Uma revista digitalizou seu acervo e disponibilizou o conteúdo na internet. A “republicação” das edições trouxe para o presente o fato que já estava esquecido porque a revista publicou na época matéria contando a história. A mulher pede a retirada da matéria do acervo digital com medo que a filha, que era pequena na época, descubra o fato acessando a matéria ou “dando um Google”.

Contraponto
O advogado Eduardo Mendonça, um dos participantes do debate, criticou o conceito. “O único direito ao esquecimento que vou defender enfaticamente será caso eu omita algum nome importante no meu agradecimento”, brincou, antes de iniciar a sua apresentação. Para ele, a ideia coloca o Estado numa posição muito delicada que se aproxima à de um editor. Isso porque se pede ao juiz que faça a avaliação de que se determinada informação continua devendo circular livremente.

Nas palavras dele, o juiz, ao analisar os processos, faz um juízo de conveniência, o que não pode ocorrer no Direito. “São 17 mil juízes no Brasil hoje, censores potenciais para dizer se o mundo vai ficar melhor ou não sem determinada informação. Todos eles poderão dar esse palpite em diferentes contextos”, afirmou.
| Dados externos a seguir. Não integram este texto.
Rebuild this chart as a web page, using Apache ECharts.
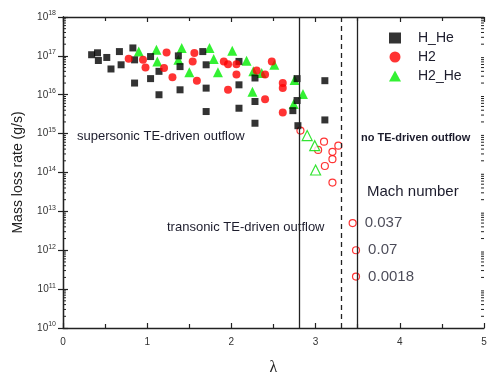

Mendonça destacou ainda que, apesar da tradição libertária do STF e STJ, a base do judiciário ainda exerce juízos repressivos baseado na lógica de coibição do excesso, do mau gosto e daquilo que parece uso indevido da liberdade.

Conforme o advogado, a Constituição protege “enfaticamente” a liberdade de expressão, informação e imprensa. E que essa proteção, de acordo com a jurisprudência constitucional dos Estados Unidos, Alemanha, Espanha e também do STF, é explicada pela lógica de que a liberdade de expressão não é só um direito fundamental, mas projeção da liberdade do cidadão, ou seja, pressuposto para o regime democrático.

“As pessoas só confiam que vivem numa democracia se tiverem certeza que as informações circulam livremente sem manipulação do Estado”, afirmou o advogado e professor.